I also want to provide a coda about where the sathead is right now: happyplace. last week this time I was struggling just to tread water– but worked the multi-tiered approach to pulling up one’s own socks– a piece here, a piece there: a good long dogwalk into previously unexplored territory, paying of a couple of bills, some situps, some reaching out to people network, a bit of tinkering at the play table– and wah-la, last night therapy was basically a brag session about how hard I rock.

it’s a rolly rolly rollercoaster, yknow? whiz bang. the view right now has some sunshine and a whiff of spring.

the tuesday that wouldn’t quit

whew. hello, wednesday, old buddy old pal.

yesterday was one looooooooooo-oooooooooo-ooooooooooong day. and I didn’t even move house or go to court or wait while a loved one had surgery or anything major. it was Just Plain Long. went like this:

1. alarm 4:45 a.m. ouch.– no, wait– this ouch is also contingent on the going out the night before, drinking, staying up too late– yeah, weird for a monday, but they happen. so, yeah, 4:45 a.m. was painful.

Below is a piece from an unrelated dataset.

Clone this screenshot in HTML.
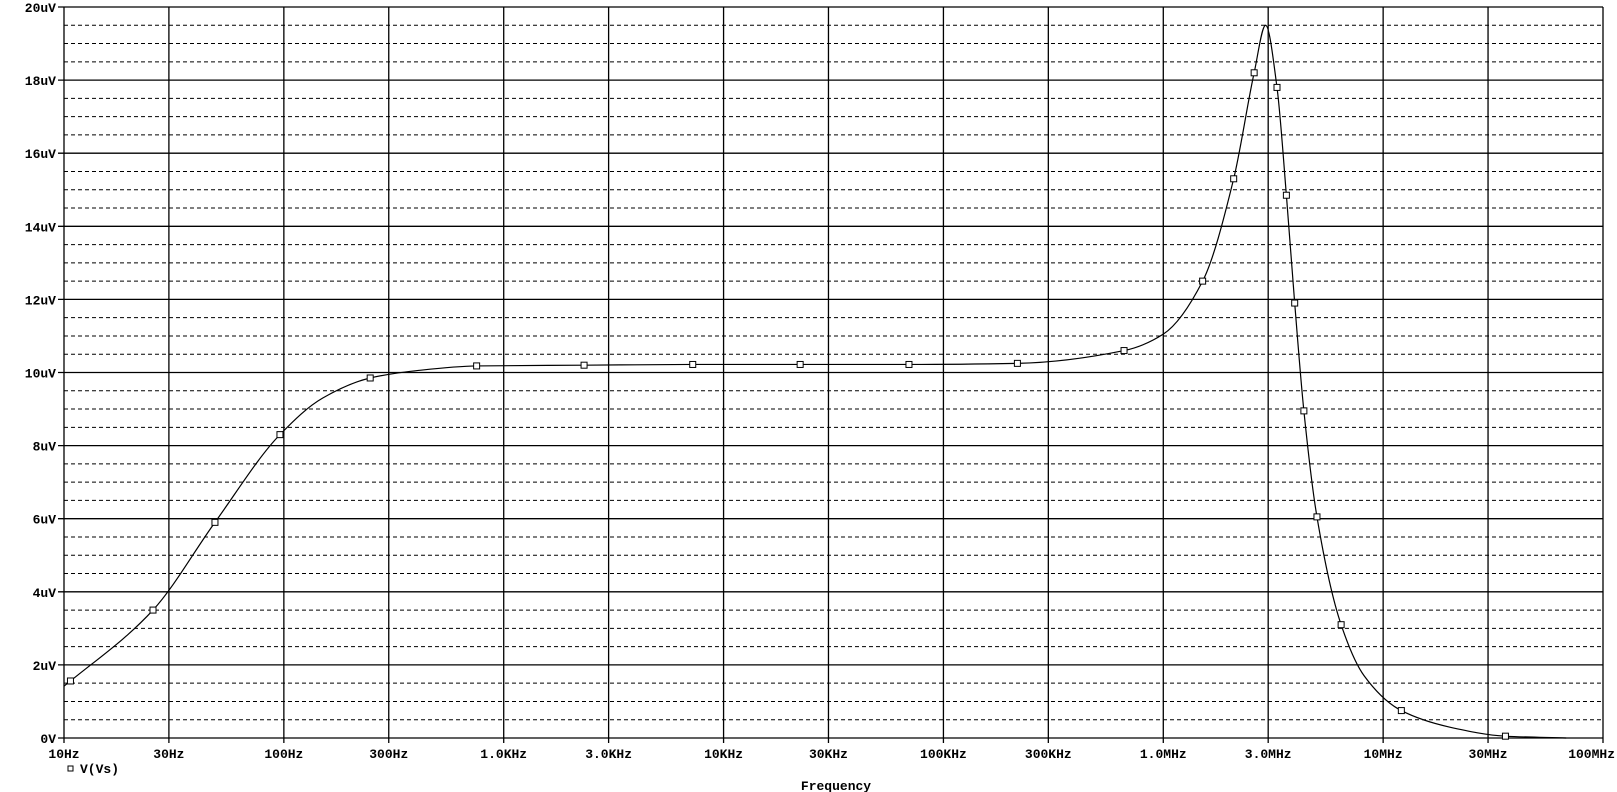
<!DOCTYPE html>
<html><head><meta charset="utf-8"><style>
html,body{margin:0;padding:0;background:#fff;}
svg{display:block;}
text{font-family:"Liberation Mono","DejaVu Sans Mono",monospace;font-weight:bold;font-size:13px;fill:#000;}
</style></head><body>
<svg id="chart" width="1617" height="792"></svg>
<script>
const curveFreq=[10,10.7,25.4,48.6,96,150,247,400,753,2320,7240,22300,69700,217000,663000,1000000,1510000,2090000,2590000,2920000,3290000,3630000,3960000,4360000,5000000,6440000,8200000,12100000,20000000,36000000,68000000];
const curveVal=[1.42,1.56,3.5,5.9,8.3,9.3,9.85,10.05,10.18,10.2,10.22,10.22,10.22,10.25,10.6,11.05,12.5,15.3,18.2,19.5,17.8,14.85,11.9,8.95,6.05,3.1,1.7,0.75,0.3,0.05,0.0];
const markerFreq=[10.7,25.4,48.6,96,247,753,2320,7240,22300,69700,217000,663000,1510000,2090000,2590000,3290000,3630000,3960000,4360000,5000000,6440000,12100000,36000000];
const markerVal=[1.56,3.5,5.9,8.3,9.85,10.18,10.2,10.22,10.22,10.22,10.25,10.6,12.5,15.3,18.2,17.8,14.85,11.9,8.95,6.05,3.1,0.75,0.05];
const yTicks=[0,2,4,6,8,10,12,14,16,18,20];
const yTickLabels=["0V","2uV","4uV","6uV","8uV","10uV","12uV","14uV","16uV","18uV","20uV"];
const xTicks=[10,30,100,300,1e3,3e3,1e4,3e4,1e5,3e5,1e6,3e6,1e7,3e7,1e8];
const xTickLabels=["10Hz","30Hz","100Hz","300Hz","1.0KHz","3.0KHz","10KHz","30KHz","100KHz","300KHz","1.0MHz","3.0MHz","10MHz","30MHz","100MHz"];

const L=64,R=1603,T=7,B=738;
const NS="http://www.w3.org/2000/svg";
const svg=document.getElementById('chart');
function X(f){return L+(Math.log10(f)-1)/7*(R-L);}
function Y(v){return B-v/20*(B-T);}
function mk(tag,attrs){const e=document.createElementNS(NS,tag);for(const k in attrs)e.setAttribute(k,attrs[k]);svg.appendChild(e);return e;}

for(let v=0.5;v<20;v+=0.5){
  if(Math.abs(v-Math.round(v/2)*2)<1e-6)continue;
  const l=mk('line',{x1:L,x2:R,y1:Y(v),y2:Y(v),stroke:'#000','stroke-width':1,'stroke-dasharray':'4,3'});
  
  
}
yTicks.forEach((v,i)=>{
  const l=mk('line',{x1:L-6,x2:R,y1:Y(v),y2:Y(v),stroke:'#000','stroke-width':1.3});
  
  
  const t=mk('text',{x:L-8,y:Y(v)+5,'text-anchor':'end'});
  t.textContent=yTickLabels[i];
  
  
});
xTicks.forEach((f,i)=>{
  const l=mk('line',{x1:X(f),x2:X(f),y1:T,y2:B+5,stroke:'#000','stroke-width':1.3});
  
  
  const last=i===xTicks.length-1;
  const t=mk('text',{x:last?X(f)+12:X(f),y:B+20,'text-anchor':last?'end':'middle'});
  t.textContent=xTickLabels[i];
  
  
});
// monotone cubic (Fritsch-Carlson) interpolation in pixel space
const xs=curveFreq.map(X), ys=curveVal.map(Y);
const n=xs.length, dl=[], m=[];
for(let i=0;i<n-1;i++)dl.push((ys[i+1]-ys[i])/(xs[i+1]-xs[i]));
m[0]=dl[0];m[n-1]=dl[n-2];
for(let i=1;i<n-1;i++){
  if(dl[i-1]*dl[i]<=0)m[i]=0;
  else{const h0=xs[i]-xs[i-1],h1=xs[i+1]-xs[i];const w1=2*h1+h0,w2=h1+2*h0;m[i]=(w1+w2)/(w1/dl[i-1]+w2/dl[i]);}
}
let d='M'+xs[0]+','+ys[0];
for(let i=0;i<n-1;i++){
  const h=(xs[i+1]-xs[i])/3;
  d+=` C${xs[i]+h},${ys[i]+m[i]*h} ${xs[i+1]-h},${ys[i+1]-m[i+1]*h} ${xs[i+1]},${ys[i+1]}`;
}
const path=mk('path',{d:d,fill:'none',stroke:'#000','stroke-width':1.2});


markerFreq.forEach((f,i)=>{
  const r=mk('rect',{x:X(f)-3,y:Y(markerVal[i])-3,width:6,height:6,fill:'#fff',stroke:'#000','stroke-width':1});
  
  
});
const lr=mk('rect',{x:68,y:766,width:5,height:5,fill:'#fff',stroke:'#000','stroke-width':1});


const lt=mk('text',{x:80,y:773});
lt.textContent='V(Vs)';


const xt=mk('text',{x:836,y:790,'text-anchor':'middle'});
xt.textContent='Frequency';


</script>
</body></html>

2. stumble around getting dressed, etcetera, which process involved accidentally throwing my laptop on the floor. fortunately, my hand was not actually that far from the ground, and it landed on the throw rug screen side down and, thank deities, did not die. I already had enough adrenalin going at that point to jumpstart a groggy elephant.

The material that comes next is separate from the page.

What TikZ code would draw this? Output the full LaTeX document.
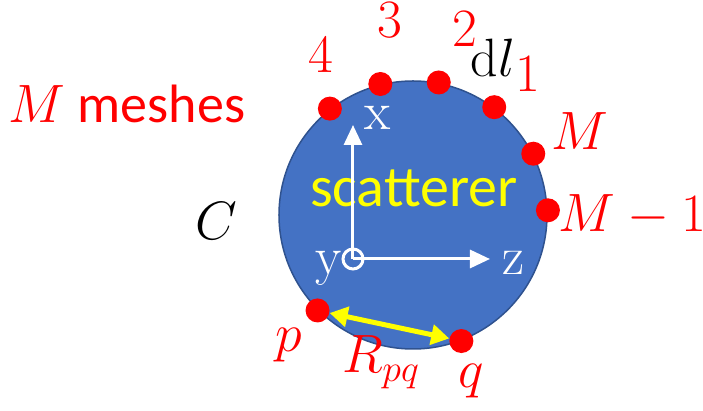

3. arrive at work building at 5:30 for agreed-upon 5:30 start time– and sit in the cold and dark for colleagues to arrive and do various things inside the building– depart at 6:00. small gr.

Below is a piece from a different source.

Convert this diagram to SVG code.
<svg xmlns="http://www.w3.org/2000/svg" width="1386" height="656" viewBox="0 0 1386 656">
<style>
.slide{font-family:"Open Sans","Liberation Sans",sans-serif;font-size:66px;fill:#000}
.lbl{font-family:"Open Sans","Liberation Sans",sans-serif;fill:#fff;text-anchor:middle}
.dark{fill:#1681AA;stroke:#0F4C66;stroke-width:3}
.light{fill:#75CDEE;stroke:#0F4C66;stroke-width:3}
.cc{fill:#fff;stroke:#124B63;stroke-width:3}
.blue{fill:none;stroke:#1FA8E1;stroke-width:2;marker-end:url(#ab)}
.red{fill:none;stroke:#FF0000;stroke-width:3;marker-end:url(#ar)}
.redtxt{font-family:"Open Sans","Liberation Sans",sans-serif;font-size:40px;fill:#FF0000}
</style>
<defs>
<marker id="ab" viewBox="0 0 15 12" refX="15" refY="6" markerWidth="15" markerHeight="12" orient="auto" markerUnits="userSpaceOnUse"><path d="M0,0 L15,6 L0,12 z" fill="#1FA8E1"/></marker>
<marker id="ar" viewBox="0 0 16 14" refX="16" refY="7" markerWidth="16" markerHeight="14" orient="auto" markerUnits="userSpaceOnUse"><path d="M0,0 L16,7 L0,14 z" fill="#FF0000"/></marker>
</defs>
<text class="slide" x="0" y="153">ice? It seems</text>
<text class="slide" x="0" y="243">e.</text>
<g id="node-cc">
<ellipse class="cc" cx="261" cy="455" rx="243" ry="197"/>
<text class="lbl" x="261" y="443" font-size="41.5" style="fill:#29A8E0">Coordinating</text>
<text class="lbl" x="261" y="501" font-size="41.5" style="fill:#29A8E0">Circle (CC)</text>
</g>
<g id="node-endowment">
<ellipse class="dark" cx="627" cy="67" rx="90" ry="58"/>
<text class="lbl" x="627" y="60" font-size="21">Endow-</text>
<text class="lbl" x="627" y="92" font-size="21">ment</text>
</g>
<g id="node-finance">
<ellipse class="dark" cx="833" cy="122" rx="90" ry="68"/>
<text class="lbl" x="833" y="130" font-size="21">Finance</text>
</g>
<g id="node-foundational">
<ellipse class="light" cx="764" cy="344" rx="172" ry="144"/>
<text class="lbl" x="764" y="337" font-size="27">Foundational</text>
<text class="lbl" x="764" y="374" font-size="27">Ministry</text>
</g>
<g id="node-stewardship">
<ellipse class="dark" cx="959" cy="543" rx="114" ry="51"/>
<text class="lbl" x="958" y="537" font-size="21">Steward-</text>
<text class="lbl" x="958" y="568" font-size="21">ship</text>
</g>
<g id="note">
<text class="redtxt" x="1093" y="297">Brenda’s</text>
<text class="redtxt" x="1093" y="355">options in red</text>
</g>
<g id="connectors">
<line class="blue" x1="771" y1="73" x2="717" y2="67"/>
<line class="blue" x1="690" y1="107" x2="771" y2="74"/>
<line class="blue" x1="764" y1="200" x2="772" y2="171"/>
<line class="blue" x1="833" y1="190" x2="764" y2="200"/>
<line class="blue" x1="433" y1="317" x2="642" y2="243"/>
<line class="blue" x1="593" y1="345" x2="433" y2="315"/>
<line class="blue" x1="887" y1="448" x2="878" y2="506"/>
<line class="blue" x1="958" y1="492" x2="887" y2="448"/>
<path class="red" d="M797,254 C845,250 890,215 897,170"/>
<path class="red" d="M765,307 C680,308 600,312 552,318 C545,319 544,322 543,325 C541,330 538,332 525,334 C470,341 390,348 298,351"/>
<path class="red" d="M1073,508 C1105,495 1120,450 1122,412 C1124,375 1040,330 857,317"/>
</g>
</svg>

4. drive three hours for a business meeting in another state (meanwhile, have I mentioned that I punch a time clock? oh, don’t get me started). got to move out of the back seat and drive for a delightful hour or so– I tend to get carsick– not actually hurling, just green and evil-feeling. car companions work– they talk about work things, they talk to people on their blackberries (once a descent hour arrives), they send email messages on their blackberries– they work. and I? mainly I exist, just shy of evil-feeling.

5. have very good meeting, which involved the need for me to be quite on and lucid and sharp– was not nearly at the top of my game, but managed it, in the main.

6. receive multiple facility tours– which would have been honestly fascinating (working in manufacturing is this incredible new learning process to me), if only I hadn’t felt like the bottom of the cat box. ooh and aah and manage note to run into any machinery and cause a whole rube goldberg type disaster.

7. return to car and ride three hours return in back seat while colleagues mainly continue to talk on and type into blackberries.

8. did I mention the daylong headache?

9. nausea.

10. arrive back at work parking lot just prior to closing time– don’t even step inside, just get in car, drive home, planning to nap.

11. get in bed, in utter delight– and then lie there, unable to sleep because I am actually too tired, for an hour or so.

12. get up and walk the poor desperate dog.

13. return– do various unuseful things in a fugue state, still unable to sleep.

14. start watching grey’s anatomy episodes on dvd and become unable to quit clicking forward to the next one as each ends. those cliffhangers! they getcha. finally, in exhausted self-disgust, eject the disk in the middle of an episode– at 1:30 in the morning.

15. go to sleep.

I think

vanilla sky was a good moment for tom cruise. when he was with penelope cruz on the world promotional circuit for the film. when it was cruise and cruz. when he was pre-really-super-crazy. just flirting with it.

ISO partner

just so we’re clear: navelgazer’s getting back into the dating game, once again. it’s time.

and time to start drafting a new personal ad for CL (seeing as how I was somehow dumb and neglected to forward myself copies of the old ones, gr. well, anyway– a fresh start is probably appropriate).

so this is one of my current writing projects.

another one is an RFP for work website redesign.

I leave it to my reader to determine which writing project is more fun.

I <3 beans & bagels

just had coffee and treats and million-mile-an-hour catchup conversation with een there.